### GOAL
Give back the full listing, character for character, with no pictures.

### SUPPLIED MATERIAL
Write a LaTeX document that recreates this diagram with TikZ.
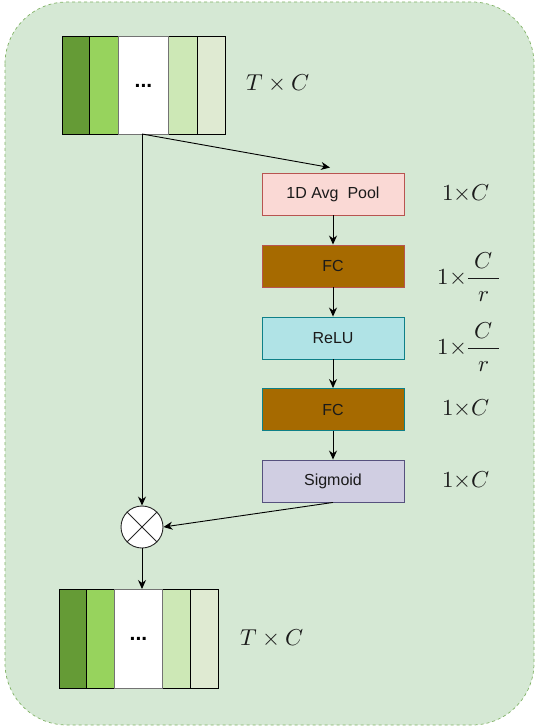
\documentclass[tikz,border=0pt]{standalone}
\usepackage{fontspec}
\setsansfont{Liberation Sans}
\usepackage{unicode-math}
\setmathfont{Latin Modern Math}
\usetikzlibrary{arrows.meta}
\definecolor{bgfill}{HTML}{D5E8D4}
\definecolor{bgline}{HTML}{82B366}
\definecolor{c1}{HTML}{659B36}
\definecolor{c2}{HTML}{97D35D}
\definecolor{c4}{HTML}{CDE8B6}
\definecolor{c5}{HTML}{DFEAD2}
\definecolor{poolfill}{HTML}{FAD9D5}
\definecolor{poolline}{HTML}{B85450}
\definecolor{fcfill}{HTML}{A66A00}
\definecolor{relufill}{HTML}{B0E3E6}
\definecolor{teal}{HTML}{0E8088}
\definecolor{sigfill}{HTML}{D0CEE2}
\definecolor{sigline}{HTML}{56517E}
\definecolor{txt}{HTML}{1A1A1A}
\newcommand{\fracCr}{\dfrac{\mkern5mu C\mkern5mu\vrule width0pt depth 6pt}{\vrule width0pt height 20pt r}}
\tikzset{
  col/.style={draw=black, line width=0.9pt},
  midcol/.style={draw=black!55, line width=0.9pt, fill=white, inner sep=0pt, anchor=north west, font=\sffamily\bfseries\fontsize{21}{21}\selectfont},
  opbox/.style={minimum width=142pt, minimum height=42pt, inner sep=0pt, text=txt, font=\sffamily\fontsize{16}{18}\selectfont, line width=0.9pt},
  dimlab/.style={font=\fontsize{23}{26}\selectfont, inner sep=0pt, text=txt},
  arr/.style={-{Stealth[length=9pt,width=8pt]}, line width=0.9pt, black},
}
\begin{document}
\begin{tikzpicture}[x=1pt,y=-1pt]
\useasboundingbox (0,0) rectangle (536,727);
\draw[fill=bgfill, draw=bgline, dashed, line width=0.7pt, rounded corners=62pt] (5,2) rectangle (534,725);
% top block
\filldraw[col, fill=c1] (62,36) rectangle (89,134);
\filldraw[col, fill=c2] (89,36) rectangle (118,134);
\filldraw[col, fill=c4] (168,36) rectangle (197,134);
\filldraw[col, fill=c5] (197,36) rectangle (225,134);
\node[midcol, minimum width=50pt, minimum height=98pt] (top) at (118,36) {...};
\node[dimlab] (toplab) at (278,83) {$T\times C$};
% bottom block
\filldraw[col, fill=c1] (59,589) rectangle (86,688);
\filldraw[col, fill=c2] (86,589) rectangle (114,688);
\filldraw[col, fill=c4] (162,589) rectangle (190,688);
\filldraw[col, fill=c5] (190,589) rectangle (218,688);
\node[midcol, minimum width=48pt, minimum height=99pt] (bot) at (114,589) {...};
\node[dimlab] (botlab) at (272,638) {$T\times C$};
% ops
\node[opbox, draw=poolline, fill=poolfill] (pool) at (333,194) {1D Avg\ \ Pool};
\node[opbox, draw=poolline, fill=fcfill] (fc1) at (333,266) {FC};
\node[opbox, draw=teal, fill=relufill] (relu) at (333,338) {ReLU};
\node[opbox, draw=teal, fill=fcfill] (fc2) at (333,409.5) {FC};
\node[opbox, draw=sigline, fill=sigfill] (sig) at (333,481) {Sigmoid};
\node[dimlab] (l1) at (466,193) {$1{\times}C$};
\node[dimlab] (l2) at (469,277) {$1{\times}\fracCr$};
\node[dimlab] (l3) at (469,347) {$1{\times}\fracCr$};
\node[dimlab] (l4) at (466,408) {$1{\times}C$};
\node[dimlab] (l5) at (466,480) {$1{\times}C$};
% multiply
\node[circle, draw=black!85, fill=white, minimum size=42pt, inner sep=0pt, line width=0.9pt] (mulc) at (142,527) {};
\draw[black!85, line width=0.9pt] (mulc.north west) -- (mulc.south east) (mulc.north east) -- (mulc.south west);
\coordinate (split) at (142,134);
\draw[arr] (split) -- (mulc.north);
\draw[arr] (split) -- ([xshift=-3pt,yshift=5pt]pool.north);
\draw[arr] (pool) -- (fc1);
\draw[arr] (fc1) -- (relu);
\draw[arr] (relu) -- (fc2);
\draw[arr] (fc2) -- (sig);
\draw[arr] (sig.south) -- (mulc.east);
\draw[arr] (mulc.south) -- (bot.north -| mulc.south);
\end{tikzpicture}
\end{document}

### EXERCISE ANSWER
Write a LaTeX document that recreates this diagram with TikZ.
\documentclass[tikz,border=0pt]{standalone}
\usepackage{fontspec}
\setsansfont{Liberation Sans}
\usepackage{unicode-math}
\setmathfont{Latin Modern Math}
\usetikzlibrary{arrows.meta}
\definecolor{bgfill}{HTML}{D5E8D4}
\definecolor{bgline}{HTML}{82B366}
\definecolor{c1}{HTML}{659B36}
\definecolor{c2}{HTML}{97D35D}
\definecolor{c4}{HTML}{CDE8B6}
\definecolor{c5}{HTML}{DFEAD2}
\definecolor{poolfill}{HTML}{FAD9D5}
\definecolor{poolline}{HTML}{B85450}
\definecolor{fcfill}{HTML}{A66A00}
\definecolor{relufill}{HTML}{B0E3E6}
\definecolor{teal}{HTML}{0E8088}
\definecolor{sigfill}{HTML}{D0CEE2}
\definecolor{sigline}{HTML}{56517E}
\definecolor{txt}{HTML}{1A1A1A}
\newcommand{\fracCr}{\dfrac{\mkern5mu C\mkern5mu\vrule width0pt depth 6pt}{\vrule width0pt height 20pt r}}
\tikzset{
  col/.style={draw=black, line width=0.9pt},
  midcol/.style={draw=black!55, line width=0.9pt, fill=white, inner sep=0pt, anchor=north west, font=\sffamily\bfseries\fontsize{21}{21}\selectfont},
  opbox/.style={minimum width=142pt, minimum height=42pt, inner sep=0pt, text=txt, font=\sffamily\fontsize{16}{18}\selectfont, line width=0.9pt},
  dimlab/.style={font=\fontsize{23}{26}\selectfont, inner sep=0pt, text=txt},
  arr/.style={-{Stealth[length=9pt,width=8pt]}, line width=0.9pt, black},
}
\begin{document}
\begin{tikzpicture}[x=1pt,y=-1pt]
\useasboundingbox (0,0) rectangle (536,727);
\draw[fill=bgfill, draw=bgline, dashed, line width=0.7pt, rounded corners=62pt] (5,2) rectangle (534,725);
% top block
\filldraw[col, fill=c1] (62,36) rectangle (89,134);
\filldraw[col, fill=c2] (89,36) rectangle (118,134);
\filldraw[col, fill=c4] (168,36) rectangle (197,134);
\filldraw[col, fill=c5] (197,36) rectangle (225,134);
\node[midcol, minimum width=50pt, minimum height=98pt] (top) at (118,36) {...};
\node[dimlab] (toplab) at (278,83) {$T\times C$};
% bottom block
\filldraw[col, fill=c1] (59,589) rectangle (86,688);
\filldraw[col, fill=c2] (86,589) rectangle (114,688);
\filldraw[col, fill=c4] (162,589) rectangle (190,688);
\filldraw[col, fill=c5] (190,589) rectangle (218,688);
\node[midcol, minimum width=48pt, minimum height=99pt] (bot) at (114,589) {...};
\node[dimlab] (botlab) at (272,638) {$T\times C$};
% ops
\node[opbox, draw=poolline, fill=poolfill] (pool) at (333,194) {1D Avg\ \ Pool};
\node[opbox, draw=poolline, fill=fcfill] (fc1) at (333,266) {FC};
\node[opbox, draw=teal, fill=relufill] (relu) at (333,338) {ReLU};
\node[opbox, draw=teal, fill=fcfill] (fc2) at (333,409.5) {FC};
\node[opbox, draw=sigline, fill=sigfill] (sig) at (333,481) {Sigmoid};
\node[dimlab] (l1) at (466,193) {$1{\times}C$};
\node[dimlab] (l2) at (469,277) {$1{\times}\fracCr$};
\node[dimlab] (l3) at (469,347) {$1{\times}\fracCr$};
\node[dimlab] (l4) at (466,408) {$1{\times}C$};
\node[dimlab] (l5) at (466,480) {$1{\times}C$};
% multiply
\node[circle, draw=black!85, fill=white, minimum size=42pt, inner sep=0pt, line width=0.9pt] (mulc) at (142,527) {};
\draw[black!85, line width=0.9pt] (mulc.north west) -- (mulc.south east) (mulc.north east) -- (mulc.south west);
\coordinate (split) at (142,134);
\draw[arr] (split) -- (mulc.north);
\draw[arr] (split) -- ([xshift=-3pt,yshift=5pt]pool.north);
\draw[arr] (pool) -- (fc1);
\draw[arr] (fc1) -- (relu);
\draw[arr] (relu) -- (fc2);
\draw[arr] (fc2) -- (sig);
\draw[arr] (sig.south) -- (mulc.east);
\draw[arr] (mulc.south) -- (bot.north -| mulc.south);
\end{tikzpicture}
\end{document}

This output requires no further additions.